Several individuals, companies, and business owners need to know about the Debtor in Possession financing. As there are pros and cons to almost every existing thing in this world, the DIP Funding has some of it too.
Here, in this article, we will discuss several things about the Debtors in Possession process, such as the barriers of debtors in possession funding or the reasons why most of the companies as petitioners cannot utilize the DIP Funding to exit the proceedings of Chapter 11 successfully. But before that, we need to know what a debtor is in possession of, known as DIP.
The debtor in Possession - The Definition
A debtor in possession or DIP is an organization or an individual who has filed a Chapter 11 bankruptcy protection case. The DIP generally holds their properties as assets. The creditors have a claim to the assets of the debtors by the law under a security interest. The DIP can do business and use those assets for business purposes. There are no legal restrictions in that matter. But the debtor has to take the court's permission in order to take a step that is not a regular business activity. The DIP must keep all the necessary documents that are related to business, such as tax returns, financial records, property records, and many more.

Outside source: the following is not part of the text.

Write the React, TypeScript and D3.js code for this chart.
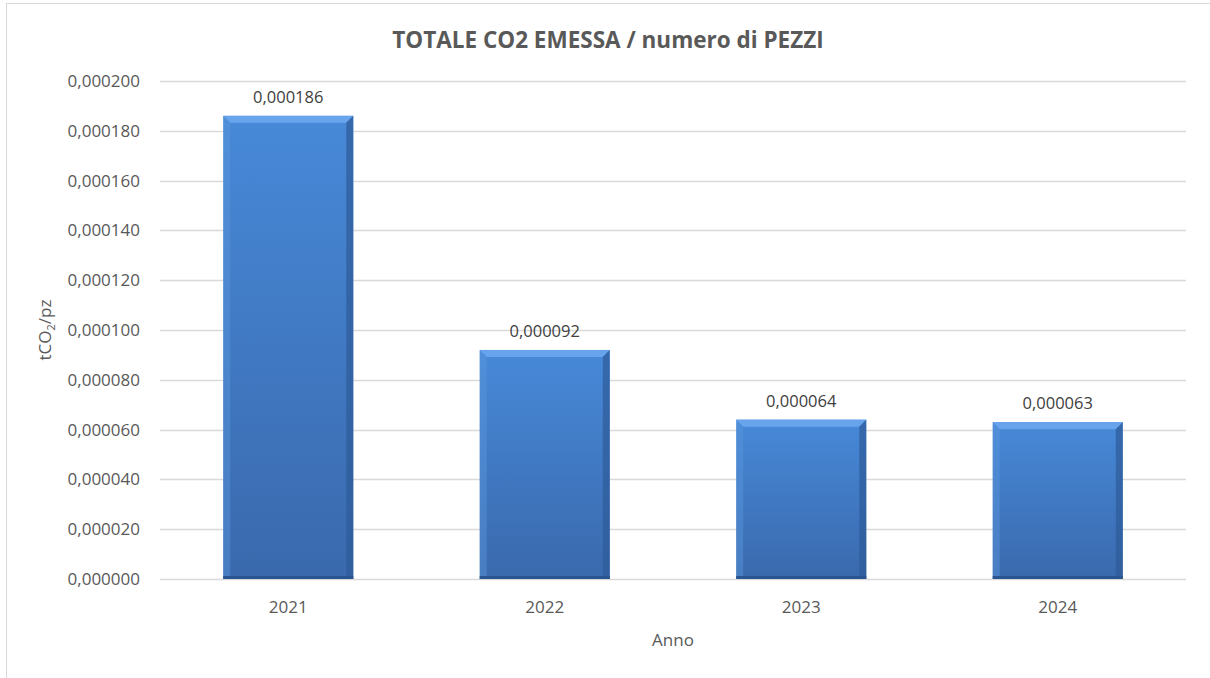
import React, { useEffect, useRef } from 'react';
import * as d3 from 'd3';

const years = ['2021', '2022', '2023', '2024'];
const values = [0.000186, 0.000092, 0.000064, 0.000063];
const yTicks = [0, 0.00002, 0.00004, 0.00006, 0.00008, 0.0001, 0.00012, 0.00014, 0.00016, 0.00018, 0.0002];

const FONT = "'Open Sans', 'Noto Sans', sans-serif";
const TEXT = '#595959';

const fmt = (v: number) => v.toFixed(6).replace('.', ',');

const App = () => {
  const svgRef = useRef<SVGSVGElement>(null);

  useEffect(() => {
    if (!svgRef.current) return;
    const width = 1210;
    const height = 678;
    const svg = d3.select(svgRef.current);
    svg.selectAll('*').remove();
    svg.attr('width', width).attr('height', height);

    // gradients for the bevelled bars
    const defs = svg.append('defs');
    const grad = defs.append('linearGradient')
      .attr('id', 'barFill').attr('x1', 0).attr('y1', 0).attr('x2', 0).attr('y2', 1);
    grad.append('stop').attr('offset', '0%').attr('stop-color', '#4789d8');
    grad.append('stop').attr('offset', '100%').attr('stop-color', '#3a69ad');

    // chart frame
    svg.append('rect')
      .attr('x', 6.5).attr('y', 3.5)
      .attr('width', width + 10).attr('height', height + 10)
      .attr('fill', '#fff').attr('stroke', '#d9d9d9');

    const margin = { top: 81, right: 24, bottom: 99, left: 160 };
    const x = d3.scaleBand()
      .domain(years)
      .range([margin.left, width - margin.right])
      .paddingInner(0.493)
      .paddingOuter(0.2465);
    const y = d3.scaleLinear()
      .domain([0, 0.0002])
      .range([height - margin.bottom, margin.top]);

    // gridlines
    svg.append('g')
      .selectAll('line')
      .data(yTicks)
      .join('line')
      .attr('x1', margin.left)
      .attr('x2', width - margin.right)
      .attr('y1', d => Math.round(y(d)) + 0.5)
      .attr('y2', d => Math.round(y(d)) + 0.5)
      .attr('stroke', '#d9d9d9')
      .attr('stroke-width', 1.5);

    // y tick labels
    svg.append('g')
      .selectAll('text')
      .data(yTicks)
      .join('text')
      .attr('x', 140)
      .attr('y', d => y(d))
      .attr('dy', '0.35em')
      .attr('text-anchor', 'end')
      .attr('font-family', FONT)
      .attr('font-size', '17px')
      .attr('fill', TEXT)
      .text(d => fmt(d));

    // bars
    const bars = svg.append('g')
      .selectAll('g')
      .data(years.map((yr, i) => ({ yr, v: values[i] })))
      .join('g');

    const b = 7; // bevel size
    bars.append('rect')
      .attr('x', d => x(d.yr)!)
      .attr('y', d => y(d.v))
      .attr('width', x.bandwidth())
      .attr('height', d => y(0) - y(d.v))
      .attr('fill', 'url(#barFill)');

    // top bevel
    bars.append('path')
      .attr('d', d => {
        const x0 = x(d.yr)!, x1 = x0 + x.bandwidth(), y0 = y(d.v);
        return `M${x0},${y0}L${x1},${y0}L${x1 - b},${y0 + b}L${x0 + b},${y0 + b}Z`;
      })
      .attr('fill', '#6aa7ee').attr('opacity', 0.9);
    // left bevel
    bars.append('path')
      .attr('d', d => {
        const x0 = x(d.yr)!, y0 = y(d.v), y1 = y(0);
        return `M${x0},${y0}L${x0 + b},${y0 + b}L${x0 + b},${y1 - 2}L${x0},${y1}Z`;
      })
      .attr('fill', '#5a96dc').attr('opacity', 0.45);
    // right bevel
    bars.append('path')
      .attr('d', d => {
        const x1 = x(d.yr)! + x.bandwidth(), y0 = y(d.v), y1 = y(0);
        return `M${x1},${y0}L${x1 - b},${y0 + b}L${x1 - b},${y1 - 2}L${x1},${y1}Z`;
      })
      .attr('fill', '#2d5b98').attr('opacity', 0.7);
    // bottom edge
    bars.append('rect')
      .attr('x', d => x(d.yr)!)
      .attr('y', y(0) - 3)
      .attr('width', x.bandwidth())
      .attr('height', 3)
      .attr('fill', '#2b5590');

    // value labels
    bars.append('text')
      .attr('x', d => x(d.yr)! + x.bandwidth() / 2)
      .attr('y', d => y(d.v) - 13)
      .attr('text-anchor', 'middle')
      .attr('font-family', FONT)
      .attr('font-size', '16.5px')
      .attr('fill', '#404040')
      .text(d => fmt(d.v));

    // x tick labels
    svg.append('g')
      .selectAll('text')
      .data(years)
      .join('text')
      .attr('x', d => x(d)! + x.bandwidth() / 2)
      .attr('y', 613)
      .attr('text-anchor', 'middle')
      .attr('font-family', FONT)
      .attr('font-size', '17px')
      .attr('fill', TEXT)
      .text(d => d);

    // axis titles
    svg.append('text')
      .attr('x', (margin.left + width - margin.right) / 2)
      .attr('y', 646)
      .attr('text-anchor', 'middle')
      .attr('font-family', FONT)
      .attr('font-size', '17px')
      .attr('fill', TEXT)
      .text('Anno');

    const yt = svg.append('text')
      .attr('transform', 'translate(51, 330) rotate(-90)')
      .attr('text-anchor', 'middle')
      .attr('font-family', FONT)
      .attr('font-size', '17px')
      .attr('fill', TEXT);
    yt.append('tspan').text('tCO');
    yt.append('tspan').attr('font-size', '11px').attr('dy', 4).text('2');
    yt.append('tspan').attr('dy', -4).text('/pz');

    // title
    svg.append('text')
      .attr('x', 608)
      .attr('y', 48)
      .attr('text-anchor', 'middle')
      .attr('font-family', FONT)
      .attr('font-size', '22.5px')
      .attr('font-weight', 'bold')
      .attr('fill', TEXT)
      .text('TOTALE CO2 EMESSA / numero di PEZZI');
  }, []);

  return (
    <div style={{ position: 'fixed', left: 0, top: 0 }}>
      <svg ref={svgRef} style={{ display: 'block' }}></svg>
    </div>
  );
};

export default App;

Understanding the DIP Funding and Impact of it
DIP Funding is basically a transitional stage of salvaging the value from the assets after a bankruptcy as per the debtor's attempt. This funding actually rescues the debtors from liquidation and helps the creditors and the bankrupts both.
Let us see an example. Suppose there is a hotel that is bankrupt for many reasons. But still, the hotel has skilled staff, good customers. These factors are more precious to a buyer than things like a hotel's property, building, or equipment. But it may take a long time to get a buyer for the hotel. Here the Funding helps the debtor to run the hotel continuously until a buyer shows interest in the hotel and buys it.

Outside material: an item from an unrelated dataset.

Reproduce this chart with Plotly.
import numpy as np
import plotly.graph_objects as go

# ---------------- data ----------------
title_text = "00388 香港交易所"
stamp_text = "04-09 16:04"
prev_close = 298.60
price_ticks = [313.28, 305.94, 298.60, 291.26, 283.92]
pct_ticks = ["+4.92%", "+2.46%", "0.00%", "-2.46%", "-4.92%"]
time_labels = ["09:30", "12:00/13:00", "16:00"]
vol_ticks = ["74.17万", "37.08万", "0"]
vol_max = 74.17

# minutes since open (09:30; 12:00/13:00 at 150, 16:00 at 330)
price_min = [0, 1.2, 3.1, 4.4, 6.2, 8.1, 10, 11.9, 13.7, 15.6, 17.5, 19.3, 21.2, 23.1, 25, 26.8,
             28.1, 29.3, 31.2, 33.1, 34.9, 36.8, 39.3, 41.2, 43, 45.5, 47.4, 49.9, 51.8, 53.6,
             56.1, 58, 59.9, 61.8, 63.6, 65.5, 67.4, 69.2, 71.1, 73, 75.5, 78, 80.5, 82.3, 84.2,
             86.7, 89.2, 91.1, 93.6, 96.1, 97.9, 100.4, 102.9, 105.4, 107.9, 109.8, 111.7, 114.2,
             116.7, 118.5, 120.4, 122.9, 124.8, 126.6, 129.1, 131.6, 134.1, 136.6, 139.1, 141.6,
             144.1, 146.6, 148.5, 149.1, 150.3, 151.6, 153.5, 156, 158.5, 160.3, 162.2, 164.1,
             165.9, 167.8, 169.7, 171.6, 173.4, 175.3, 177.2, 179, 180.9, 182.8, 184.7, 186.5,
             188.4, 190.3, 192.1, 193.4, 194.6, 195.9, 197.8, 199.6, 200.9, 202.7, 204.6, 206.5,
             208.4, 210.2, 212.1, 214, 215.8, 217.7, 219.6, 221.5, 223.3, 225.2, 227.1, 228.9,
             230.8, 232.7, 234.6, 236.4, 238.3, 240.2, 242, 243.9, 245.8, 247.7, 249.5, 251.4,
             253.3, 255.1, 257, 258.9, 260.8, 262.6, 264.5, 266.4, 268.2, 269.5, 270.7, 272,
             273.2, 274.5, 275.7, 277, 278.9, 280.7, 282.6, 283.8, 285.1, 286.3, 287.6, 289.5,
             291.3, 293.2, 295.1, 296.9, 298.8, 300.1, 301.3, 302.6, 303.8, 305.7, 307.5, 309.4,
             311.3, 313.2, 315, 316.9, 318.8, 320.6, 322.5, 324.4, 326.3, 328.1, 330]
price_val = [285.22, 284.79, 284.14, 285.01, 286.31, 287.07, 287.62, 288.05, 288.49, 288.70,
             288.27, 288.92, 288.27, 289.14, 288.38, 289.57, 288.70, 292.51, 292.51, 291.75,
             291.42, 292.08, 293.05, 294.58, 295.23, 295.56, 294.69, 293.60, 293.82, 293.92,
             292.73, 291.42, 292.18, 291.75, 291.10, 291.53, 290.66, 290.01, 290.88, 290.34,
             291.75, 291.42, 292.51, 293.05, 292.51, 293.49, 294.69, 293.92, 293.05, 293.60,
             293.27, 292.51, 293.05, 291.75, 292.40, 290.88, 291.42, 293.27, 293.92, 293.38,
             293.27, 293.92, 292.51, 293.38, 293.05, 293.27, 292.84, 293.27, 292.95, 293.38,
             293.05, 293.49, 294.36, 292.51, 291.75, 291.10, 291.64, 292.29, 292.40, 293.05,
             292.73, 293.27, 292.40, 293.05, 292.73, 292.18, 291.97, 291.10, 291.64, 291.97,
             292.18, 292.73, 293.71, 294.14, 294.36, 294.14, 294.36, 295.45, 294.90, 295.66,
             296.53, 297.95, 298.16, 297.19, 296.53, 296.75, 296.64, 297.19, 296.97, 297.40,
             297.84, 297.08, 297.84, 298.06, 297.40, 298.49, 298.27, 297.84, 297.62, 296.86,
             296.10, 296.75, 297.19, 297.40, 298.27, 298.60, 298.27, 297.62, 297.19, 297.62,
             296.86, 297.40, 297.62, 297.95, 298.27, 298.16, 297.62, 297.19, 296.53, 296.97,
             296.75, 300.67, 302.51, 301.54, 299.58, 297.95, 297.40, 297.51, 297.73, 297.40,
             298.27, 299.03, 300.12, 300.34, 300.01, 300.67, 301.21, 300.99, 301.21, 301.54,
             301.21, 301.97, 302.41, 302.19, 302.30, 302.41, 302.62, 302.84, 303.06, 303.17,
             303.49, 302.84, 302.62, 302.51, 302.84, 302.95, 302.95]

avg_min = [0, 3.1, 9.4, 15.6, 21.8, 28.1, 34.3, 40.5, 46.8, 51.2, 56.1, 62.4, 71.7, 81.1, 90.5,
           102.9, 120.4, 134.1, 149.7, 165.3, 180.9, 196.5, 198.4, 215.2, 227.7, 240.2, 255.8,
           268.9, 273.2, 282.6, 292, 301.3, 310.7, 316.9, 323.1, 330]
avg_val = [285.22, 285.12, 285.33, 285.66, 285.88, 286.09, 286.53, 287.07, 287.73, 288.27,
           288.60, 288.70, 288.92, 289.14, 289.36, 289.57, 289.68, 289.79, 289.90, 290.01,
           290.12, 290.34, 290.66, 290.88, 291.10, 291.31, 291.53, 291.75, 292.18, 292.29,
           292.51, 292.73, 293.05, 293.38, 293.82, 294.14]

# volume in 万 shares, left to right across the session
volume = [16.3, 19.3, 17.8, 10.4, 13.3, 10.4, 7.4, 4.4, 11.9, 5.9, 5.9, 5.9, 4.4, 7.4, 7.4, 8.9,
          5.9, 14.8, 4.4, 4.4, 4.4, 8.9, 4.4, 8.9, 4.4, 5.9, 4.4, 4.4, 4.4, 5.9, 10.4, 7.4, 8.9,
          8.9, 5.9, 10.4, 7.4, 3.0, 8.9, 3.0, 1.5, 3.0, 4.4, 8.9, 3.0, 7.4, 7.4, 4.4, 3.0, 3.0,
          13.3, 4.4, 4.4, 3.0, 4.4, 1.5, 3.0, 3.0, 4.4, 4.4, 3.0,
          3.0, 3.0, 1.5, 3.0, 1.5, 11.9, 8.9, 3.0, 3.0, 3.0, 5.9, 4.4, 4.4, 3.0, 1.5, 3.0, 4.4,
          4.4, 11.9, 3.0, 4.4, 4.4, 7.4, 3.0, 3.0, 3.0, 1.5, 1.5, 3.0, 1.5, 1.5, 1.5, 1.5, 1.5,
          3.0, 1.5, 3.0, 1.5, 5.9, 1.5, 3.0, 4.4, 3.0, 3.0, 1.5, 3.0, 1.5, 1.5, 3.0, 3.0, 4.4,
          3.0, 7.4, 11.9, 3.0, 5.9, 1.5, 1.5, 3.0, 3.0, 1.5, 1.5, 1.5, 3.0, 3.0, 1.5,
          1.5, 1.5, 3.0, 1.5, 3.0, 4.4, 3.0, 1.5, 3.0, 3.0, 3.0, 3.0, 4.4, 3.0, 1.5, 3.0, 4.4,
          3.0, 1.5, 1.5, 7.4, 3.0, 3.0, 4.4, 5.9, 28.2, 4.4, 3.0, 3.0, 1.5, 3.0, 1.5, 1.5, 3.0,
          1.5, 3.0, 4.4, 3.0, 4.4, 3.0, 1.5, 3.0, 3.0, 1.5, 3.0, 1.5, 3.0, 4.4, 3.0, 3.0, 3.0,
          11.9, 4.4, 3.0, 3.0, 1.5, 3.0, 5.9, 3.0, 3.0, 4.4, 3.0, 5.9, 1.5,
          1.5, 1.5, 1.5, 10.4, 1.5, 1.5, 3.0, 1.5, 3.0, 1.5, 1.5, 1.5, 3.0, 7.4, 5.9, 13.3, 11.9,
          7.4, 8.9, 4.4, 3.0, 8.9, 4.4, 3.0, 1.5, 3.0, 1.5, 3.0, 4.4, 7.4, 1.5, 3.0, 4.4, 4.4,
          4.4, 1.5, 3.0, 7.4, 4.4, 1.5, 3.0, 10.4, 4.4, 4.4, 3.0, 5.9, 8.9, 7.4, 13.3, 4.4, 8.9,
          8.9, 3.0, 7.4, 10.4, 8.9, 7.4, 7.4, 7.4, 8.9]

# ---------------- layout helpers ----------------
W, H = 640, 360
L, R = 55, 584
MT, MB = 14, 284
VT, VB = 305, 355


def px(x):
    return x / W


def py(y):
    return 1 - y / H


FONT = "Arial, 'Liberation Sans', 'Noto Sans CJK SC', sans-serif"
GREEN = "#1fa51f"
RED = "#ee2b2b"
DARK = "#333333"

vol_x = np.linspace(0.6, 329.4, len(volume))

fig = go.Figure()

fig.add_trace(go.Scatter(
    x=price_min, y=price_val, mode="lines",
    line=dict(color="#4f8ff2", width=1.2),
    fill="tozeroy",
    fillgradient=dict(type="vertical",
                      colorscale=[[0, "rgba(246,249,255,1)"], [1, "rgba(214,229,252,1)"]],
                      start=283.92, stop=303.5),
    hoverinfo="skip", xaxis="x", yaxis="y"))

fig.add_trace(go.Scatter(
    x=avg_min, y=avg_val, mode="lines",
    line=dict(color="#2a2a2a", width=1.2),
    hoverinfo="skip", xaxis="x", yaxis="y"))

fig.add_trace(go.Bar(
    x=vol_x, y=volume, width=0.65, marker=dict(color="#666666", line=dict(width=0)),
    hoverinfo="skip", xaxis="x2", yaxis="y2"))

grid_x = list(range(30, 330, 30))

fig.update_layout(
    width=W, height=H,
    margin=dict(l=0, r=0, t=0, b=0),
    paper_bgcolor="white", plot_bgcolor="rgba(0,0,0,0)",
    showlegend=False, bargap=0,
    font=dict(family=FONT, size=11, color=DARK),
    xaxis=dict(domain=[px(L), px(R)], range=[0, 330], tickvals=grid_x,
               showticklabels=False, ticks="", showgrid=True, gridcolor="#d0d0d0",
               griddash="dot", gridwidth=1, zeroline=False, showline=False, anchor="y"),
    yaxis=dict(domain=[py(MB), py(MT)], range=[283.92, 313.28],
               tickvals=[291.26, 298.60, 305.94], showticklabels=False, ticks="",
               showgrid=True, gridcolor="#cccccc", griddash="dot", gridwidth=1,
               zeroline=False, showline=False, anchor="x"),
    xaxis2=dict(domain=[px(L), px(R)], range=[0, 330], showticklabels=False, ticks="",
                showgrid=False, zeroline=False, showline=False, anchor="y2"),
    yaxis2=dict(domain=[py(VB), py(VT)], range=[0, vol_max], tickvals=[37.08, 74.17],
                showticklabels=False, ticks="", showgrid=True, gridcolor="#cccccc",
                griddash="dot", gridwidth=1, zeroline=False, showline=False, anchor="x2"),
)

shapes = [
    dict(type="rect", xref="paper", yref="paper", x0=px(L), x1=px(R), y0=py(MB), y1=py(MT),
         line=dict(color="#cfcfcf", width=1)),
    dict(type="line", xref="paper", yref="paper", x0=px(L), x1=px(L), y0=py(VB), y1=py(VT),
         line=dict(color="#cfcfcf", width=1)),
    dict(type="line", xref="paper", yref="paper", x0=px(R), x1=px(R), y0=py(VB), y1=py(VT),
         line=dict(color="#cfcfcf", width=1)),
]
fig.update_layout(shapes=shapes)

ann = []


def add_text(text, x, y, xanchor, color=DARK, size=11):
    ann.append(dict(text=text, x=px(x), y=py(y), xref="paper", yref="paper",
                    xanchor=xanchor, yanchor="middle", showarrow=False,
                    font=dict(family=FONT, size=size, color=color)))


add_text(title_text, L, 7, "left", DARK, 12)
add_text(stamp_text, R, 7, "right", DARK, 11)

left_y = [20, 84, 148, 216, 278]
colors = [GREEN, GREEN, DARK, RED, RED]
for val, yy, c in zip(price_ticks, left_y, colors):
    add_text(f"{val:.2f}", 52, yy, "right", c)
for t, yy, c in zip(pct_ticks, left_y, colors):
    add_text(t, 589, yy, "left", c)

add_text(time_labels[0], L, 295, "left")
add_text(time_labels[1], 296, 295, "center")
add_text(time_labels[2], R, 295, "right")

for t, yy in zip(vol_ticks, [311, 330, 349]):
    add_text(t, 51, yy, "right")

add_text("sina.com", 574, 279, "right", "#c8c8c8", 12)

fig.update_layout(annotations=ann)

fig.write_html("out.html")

Now, here is another angle. Suppose the owner does not want to sell the whole hotel. In that case, he can arrange a local investor who will buy the hotel building and give it to them on rent. By this process, the debtor can refund the creditors with the profit of the running hotel, and the hotel can be back in business.
The impact of DIP Funding says something bad. As history suggests, 30% of the companies that file a bankruptcy case as per Chapter 11 can successfully exit. The other 70% of companies cannot do it because of some dismissal or any conversion of the case. And then those companies face liquidation immediately. This takes place for a lot of reasons. But there are three big reasons for it. Here we will discuss the reasons behind the debtor's liquidation even after filing a Chapter 11 bankruptcy case.
There are mainly three barriers to DIP Funding. Those are:
Focus on Mega Deals:
Extended credit lines that are accessible through debtors in possession financing could be beneficial for smaller businesses. In spite of this fact, debtors in possession, funders do not provide a focus on that. They only focus on large corporations that can provide some mega deals. Research shows that in cases like this, less than two per cent of deals are done in less than ten million dollars. The largest deal that took place was worth 33 billion dollars.
Geographical Disbursement in Court's Approval:
The debtor in possession cases mainly takes place in two court districts, the Southern District of New York and the District of Delaware. Between 2006 and 2012, a total of 112 bankruptcy cases were filed. But 75 per cent of the case confirmations took place in the Southern District of New York and the District of Delaware. Because of these geographical preferences, those Chapter 11 cases that are filed elsewhere struggle in obtaining court confirmation.
Cost of Legal Counsel:
In simple words, bankruptcies are now more expensive than it ever was. Through the last two decades, the legal cost in bankruptcy has increased by almost 50 per cent. That simply means that if a company files a Chapter 11 bankruptcy case, they will have to spend a lot more on legal counsel than before. That is a matter of tension for small business owners.